*** DATA EXCERPT
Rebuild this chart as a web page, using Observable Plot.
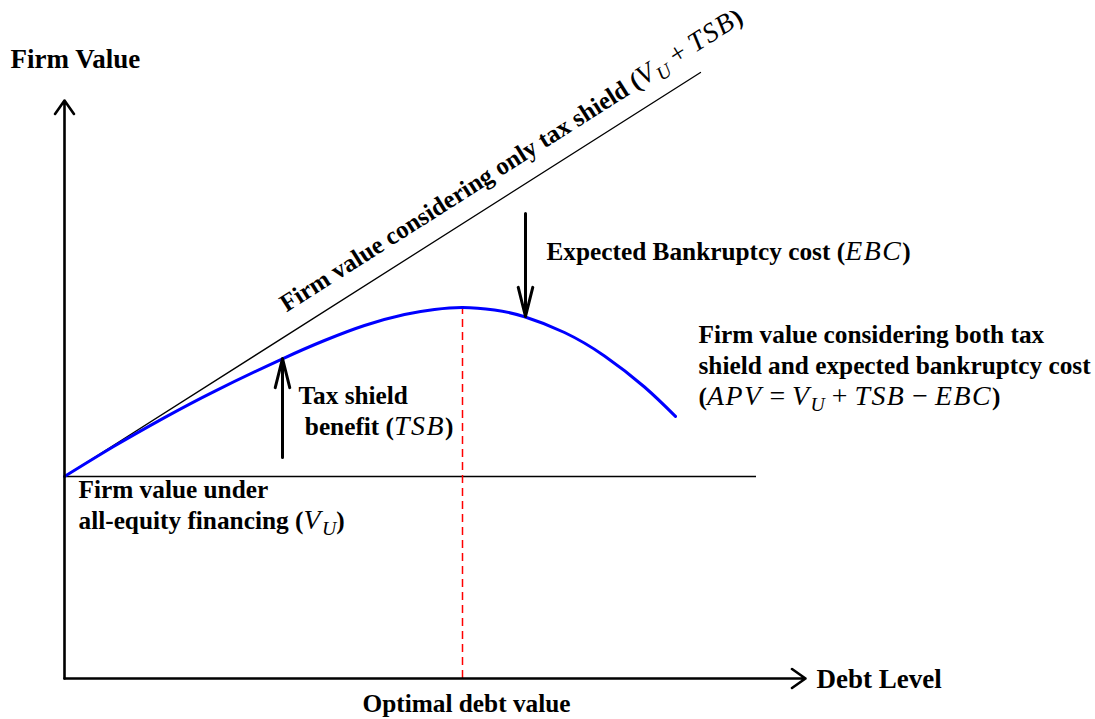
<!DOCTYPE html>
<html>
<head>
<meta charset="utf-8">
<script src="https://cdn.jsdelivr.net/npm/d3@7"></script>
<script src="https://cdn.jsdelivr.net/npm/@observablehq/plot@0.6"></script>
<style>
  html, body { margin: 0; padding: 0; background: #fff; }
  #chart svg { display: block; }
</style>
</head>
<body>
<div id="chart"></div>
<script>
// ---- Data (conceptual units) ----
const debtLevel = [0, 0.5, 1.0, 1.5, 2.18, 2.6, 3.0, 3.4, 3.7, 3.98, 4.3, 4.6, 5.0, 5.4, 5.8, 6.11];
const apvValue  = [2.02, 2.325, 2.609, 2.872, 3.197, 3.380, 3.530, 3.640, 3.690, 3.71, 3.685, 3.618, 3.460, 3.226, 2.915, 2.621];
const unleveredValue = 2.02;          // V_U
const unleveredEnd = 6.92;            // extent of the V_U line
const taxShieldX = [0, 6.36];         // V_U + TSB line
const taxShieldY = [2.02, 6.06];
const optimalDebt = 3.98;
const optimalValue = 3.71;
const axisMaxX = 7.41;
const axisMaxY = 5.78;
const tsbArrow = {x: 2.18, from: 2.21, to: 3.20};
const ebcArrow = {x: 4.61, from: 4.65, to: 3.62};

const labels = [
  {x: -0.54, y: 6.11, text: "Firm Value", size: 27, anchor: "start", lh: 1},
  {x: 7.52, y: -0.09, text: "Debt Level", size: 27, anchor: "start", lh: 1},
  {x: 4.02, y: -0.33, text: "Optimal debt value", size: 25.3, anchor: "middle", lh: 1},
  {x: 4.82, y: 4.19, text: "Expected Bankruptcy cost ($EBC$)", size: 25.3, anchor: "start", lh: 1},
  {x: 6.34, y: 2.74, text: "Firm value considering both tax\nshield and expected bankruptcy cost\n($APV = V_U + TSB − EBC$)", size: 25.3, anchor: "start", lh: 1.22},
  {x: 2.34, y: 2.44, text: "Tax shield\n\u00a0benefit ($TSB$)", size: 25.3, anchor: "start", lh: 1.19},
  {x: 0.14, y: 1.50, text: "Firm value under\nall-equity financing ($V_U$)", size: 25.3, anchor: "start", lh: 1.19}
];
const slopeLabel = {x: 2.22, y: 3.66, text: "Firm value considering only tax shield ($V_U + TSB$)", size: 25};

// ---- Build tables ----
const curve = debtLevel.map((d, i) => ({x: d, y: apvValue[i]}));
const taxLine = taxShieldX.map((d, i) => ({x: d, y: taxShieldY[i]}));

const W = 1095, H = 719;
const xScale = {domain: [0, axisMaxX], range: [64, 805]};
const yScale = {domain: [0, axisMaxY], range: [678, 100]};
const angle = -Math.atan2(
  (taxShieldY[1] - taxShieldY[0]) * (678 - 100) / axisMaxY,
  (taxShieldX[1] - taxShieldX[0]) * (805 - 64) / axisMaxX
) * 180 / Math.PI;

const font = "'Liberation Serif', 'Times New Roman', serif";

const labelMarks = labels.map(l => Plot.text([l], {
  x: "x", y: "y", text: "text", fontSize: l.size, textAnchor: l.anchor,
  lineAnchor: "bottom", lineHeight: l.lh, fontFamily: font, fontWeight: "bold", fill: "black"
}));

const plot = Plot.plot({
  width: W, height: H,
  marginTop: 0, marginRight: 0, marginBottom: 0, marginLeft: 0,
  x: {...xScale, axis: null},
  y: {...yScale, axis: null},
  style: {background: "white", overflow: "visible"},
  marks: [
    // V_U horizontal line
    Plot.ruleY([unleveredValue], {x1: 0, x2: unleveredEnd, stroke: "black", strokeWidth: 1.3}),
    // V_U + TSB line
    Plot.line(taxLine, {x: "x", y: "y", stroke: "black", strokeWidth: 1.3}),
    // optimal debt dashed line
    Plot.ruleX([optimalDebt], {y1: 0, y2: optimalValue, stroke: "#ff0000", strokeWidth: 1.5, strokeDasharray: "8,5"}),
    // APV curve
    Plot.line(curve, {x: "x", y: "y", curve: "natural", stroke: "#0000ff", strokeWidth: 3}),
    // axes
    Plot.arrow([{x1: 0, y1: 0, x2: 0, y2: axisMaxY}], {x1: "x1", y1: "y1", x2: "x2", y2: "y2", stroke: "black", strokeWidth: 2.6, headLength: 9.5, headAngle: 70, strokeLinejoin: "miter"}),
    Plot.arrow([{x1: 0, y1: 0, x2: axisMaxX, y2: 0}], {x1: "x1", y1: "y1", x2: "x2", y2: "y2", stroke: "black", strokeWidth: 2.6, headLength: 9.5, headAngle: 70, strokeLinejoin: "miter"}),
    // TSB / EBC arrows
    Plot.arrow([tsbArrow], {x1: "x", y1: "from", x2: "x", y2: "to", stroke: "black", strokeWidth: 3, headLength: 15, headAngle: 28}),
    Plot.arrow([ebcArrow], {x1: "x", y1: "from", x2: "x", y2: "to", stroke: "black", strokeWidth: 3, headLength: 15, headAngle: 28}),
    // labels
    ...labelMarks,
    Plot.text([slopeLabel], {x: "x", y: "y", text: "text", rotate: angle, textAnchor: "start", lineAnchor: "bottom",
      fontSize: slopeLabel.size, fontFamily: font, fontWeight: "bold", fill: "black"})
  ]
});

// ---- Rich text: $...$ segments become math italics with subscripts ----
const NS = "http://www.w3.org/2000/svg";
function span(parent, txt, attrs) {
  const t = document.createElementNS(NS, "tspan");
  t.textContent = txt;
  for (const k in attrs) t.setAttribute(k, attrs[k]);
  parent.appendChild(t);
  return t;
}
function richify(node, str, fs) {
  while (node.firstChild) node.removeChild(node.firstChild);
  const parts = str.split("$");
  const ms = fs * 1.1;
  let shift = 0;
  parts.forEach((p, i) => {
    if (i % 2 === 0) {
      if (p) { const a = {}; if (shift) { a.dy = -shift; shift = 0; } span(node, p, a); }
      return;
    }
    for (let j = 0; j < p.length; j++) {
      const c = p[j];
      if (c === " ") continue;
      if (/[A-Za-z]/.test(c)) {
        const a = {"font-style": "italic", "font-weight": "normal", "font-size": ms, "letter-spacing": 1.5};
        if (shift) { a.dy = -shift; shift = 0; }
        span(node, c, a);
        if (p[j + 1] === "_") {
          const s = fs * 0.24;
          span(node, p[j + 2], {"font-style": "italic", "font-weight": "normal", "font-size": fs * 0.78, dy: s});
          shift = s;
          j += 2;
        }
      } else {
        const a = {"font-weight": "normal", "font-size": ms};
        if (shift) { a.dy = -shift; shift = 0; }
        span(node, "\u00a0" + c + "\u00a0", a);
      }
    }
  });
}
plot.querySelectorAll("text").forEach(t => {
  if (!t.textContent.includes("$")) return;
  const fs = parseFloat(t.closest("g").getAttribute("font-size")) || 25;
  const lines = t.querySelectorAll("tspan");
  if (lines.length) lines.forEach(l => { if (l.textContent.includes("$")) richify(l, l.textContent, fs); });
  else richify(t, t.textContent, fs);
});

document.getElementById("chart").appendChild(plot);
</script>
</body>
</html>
******
WHAT NEEDS TO BE DONE
Copy every line of the data word for word, omitting the images.

RESPONSE TO THIS EXERCISE
Rebuild this chart as a web page, using Observable Plot.
<!DOCTYPE html>
<html>
<head>
<meta charset="utf-8">
<script src="https://cdn.jsdelivr.net/npm/d3@7"></script>
<script src="https://cdn.jsdelivr.net/npm/@observablehq/plot@0.6"></script>
<style>
  html, body { margin: 0; padding: 0; background: #fff; }
  #chart svg { display: block; }
</style>
</head>
<body>
<div id="chart"></div>
<script>
// ---- Data (conceptual units) ----
const debtLevel = [0, 0.5, 1.0, 1.5, 2.18, 2.6, 3.0, 3.4, 3.7, 3.98, 4.3, 4.6, 5.0, 5.4, 5.8, 6.11];
const apvValue  = [2.02, 2.325, 2.609, 2.872, 3.197, 3.380, 3.530, 3.640, 3.690, 3.71, 3.685, 3.618, 3.460, 3.226, 2.915, 2.621];
const unleveredValue = 2.02;          // V_U
const unleveredEnd = 6.92;            // extent of the V_U line
const taxShieldX = [0, 6.36];         // V_U + TSB line
const taxShieldY = [2.02, 6.06];
const optimalDebt = 3.98;
const optimalValue = 3.71;
const axisMaxX = 7.41;
const axisMaxY = 5.78;
const tsbArrow = {x: 2.18, from: 2.21, to: 3.20};
const ebcArrow = {x: 4.61, from: 4.65, to: 3.62};

const labels = [
  {x: -0.54, y: 6.11, text: "Firm Value", size: 27, anchor: "start", lh: 1},
  {x: 7.52, y: -0.09, text: "Debt Level", size: 27, anchor: "start", lh: 1},
  {x: 4.02, y: -0.33, text: "Optimal debt value", size: 25.3, anchor: "middle", lh: 1},
  {x: 4.82, y: 4.19, text: "Expected Bankruptcy cost ($EBC$)", size: 25.3, anchor: "start", lh: 1},
  {x: 6.34, y: 2.74, text: "Firm value considering both tax\nshield and expected bankruptcy cost\n($APV = V_U + TSB − EBC$)", size: 25.3, anchor: "start", lh: 1.22},
  {x: 2.34, y: 2.44, text: "Tax shield\n\u00a0benefit ($TSB$)", size: 25.3, anchor: "start", lh: 1.19},
  {x: 0.14, y: 1.50, text: "Firm value under\nall-equity financing ($V_U$)", size: 25.3, anchor: "start", lh: 1.19}
];
const slopeLabel = {x: 2.22, y: 3.66, text: "Firm value considering only tax shield ($V_U + TSB$)", size: 25};

// ---- Build tables ----
const curve = debtLevel.map((d, i) => ({x: d, y: apvValue[i]}));
const taxLine = taxShieldX.map((d, i) => ({x: d, y: taxShieldY[i]}));

const W = 1095, H = 719;
const xScale = {domain: [0, axisMaxX], range: [64, 805]};
const yScale = {domain: [0, axisMaxY], range: [678, 100]};
const angle = -Math.atan2(
  (taxShieldY[1] - taxShieldY[0]) * (678 - 100) / axisMaxY,
  (taxShieldX[1] - taxShieldX[0]) * (805 - 64) / axisMaxX
) * 180 / Math.PI;

const font = "'Liberation Serif', 'Times New Roman', serif";

const labelMarks = labels.map(l => Plot.text([l], {
  x: "x", y: "y", text: "text", fontSize: l.size, textAnchor: l.anchor,
  lineAnchor: "bottom", lineHeight: l.lh, fontFamily: font, fontWeight: "bold", fill: "black"
}));

const plot = Plot.plot({
  width: W, height: H,
  marginTop: 0, marginRight: 0, marginBottom: 0, marginLeft: 0,
  x: {...xScale, axis: null},
  y: {...yScale, axis: null},
  style: {background: "white", overflow: "visible"},
  marks: [
    // V_U horizontal line
    Plot.ruleY([unleveredValue], {x1: 0, x2: unleveredEnd, stroke: "black", strokeWidth: 1.3}),
    // V_U + TSB line
    Plot.line(taxLine, {x: "x", y: "y", stroke: "black", strokeWidth: 1.3}),
    // optimal debt dashed line
    Plot.ruleX([optimalDebt], {y1: 0, y2: optimalValue, stroke: "#ff0000", strokeWidth: 1.5, strokeDasharray: "8,5"}),
    // APV curve
    Plot.line(curve, {x: "x", y: "y", curve: "natural", stroke: "#0000ff", strokeWidth: 3}),
    // axes
    Plot.arrow([{x1: 0, y1: 0, x2: 0, y2: axisMaxY}], {x1: "x1", y1: "y1", x2: "x2", y2: "y2", stroke: "black", strokeWidth: 2.6, headLength: 9.5, headAngle: 70, strokeLinejoin: "miter"}),
    Plot.arrow([{x1: 0, y1: 0, x2: axisMaxX, y2: 0}], {x1: "x1", y1: "y1", x2: "x2", y2: "y2", stroke: "black", strokeWidth: 2.6, headLength: 9.5, headAngle: 70, strokeLinejoin: "miter"}),
    // TSB / EBC arrows
    Plot.arrow([tsbArrow], {x1: "x", y1: "from", x2: "x", y2: "to", stroke: "black", strokeWidth: 3, headLength: 15, headAngle: 28}),
    Plot.arrow([ebcArrow], {x1: "x", y1: "from", x2: "x", y2: "to", stroke: "black", strokeWidth: 3, headLength: 15, headAngle: 28}),
    // labels
    ...labelMarks,
    Plot.text([slopeLabel], {x: "x", y: "y", text: "text", rotate: angle, textAnchor: "start", lineAnchor: "bottom",
      fontSize: slopeLabel.size, fontFamily: font, fontWeight: "bold", fill: "black"})
  ]
});

// ---- Rich text: $...$ segments become math italics with subscripts ----
const NS = "http://www.w3.org/2000/svg";
function span(parent, txt, attrs) {
  const t = document.createElementNS(NS, "tspan");
  t.textContent = txt;
  for (const k in attrs) t.setAttribute(k, attrs[k]);
  parent.appendChild(t);
  return t;
}
function richify(node, str, fs) {
  while (node.firstChild) node.removeChild(node.firstChild);
  const parts = str.split("$");
  const ms = fs * 1.1;
  let shift = 0;
  parts.forEach((p, i) => {
    if (i % 2 === 0) {
      if (p) { const a = {}; if (shift) { a.dy = -shift; shift = 0; } span(node, p, a); }
      return;
    }
    for (let j = 0; j < p.length; j++) {
      const c = p[j];
      if (c === " ") continue;
      if (/[A-Za-z]/.test(c)) {
        const a = {"font-style": "italic", "font-weight": "normal", "font-size": ms, "letter-spacing": 1.5};
        if (shift) { a.dy = -shift; shift = 0; }
        span(node, c, a);
        if (p[j + 1] === "_") {
          const s = fs * 0.24;
          span(node, p[j + 2], {"font-style": "italic", "font-weight": "normal", "font-size": fs * 0.78, dy: s});
          shift = s;
          j += 2;
        }
      } else {
        const a = {"font-weight": "normal", "font-size": ms};
        if (shift) { a.dy = -shift; shift = 0; }
        span(node, "\u00a0" + c + "\u00a0", a);
      }
    }
  });
}
plot.querySelectorAll("text").forEach(t => {
  if (!t.textContent.includes("$")) return;
  const fs = parseFloat(t.closest("g").getAttribute("font-size")) || 25;
  const lines = t.querySelectorAll("tspan");
  if (lines.length) lines.forEach(l => { if (l.textContent.includes("$")) richify(l, l.textContent, fs); });
  else richify(t, t.textContent, fs);
});

document.getElementById("chart").appendChild(plot);
</script>
</body>
</html>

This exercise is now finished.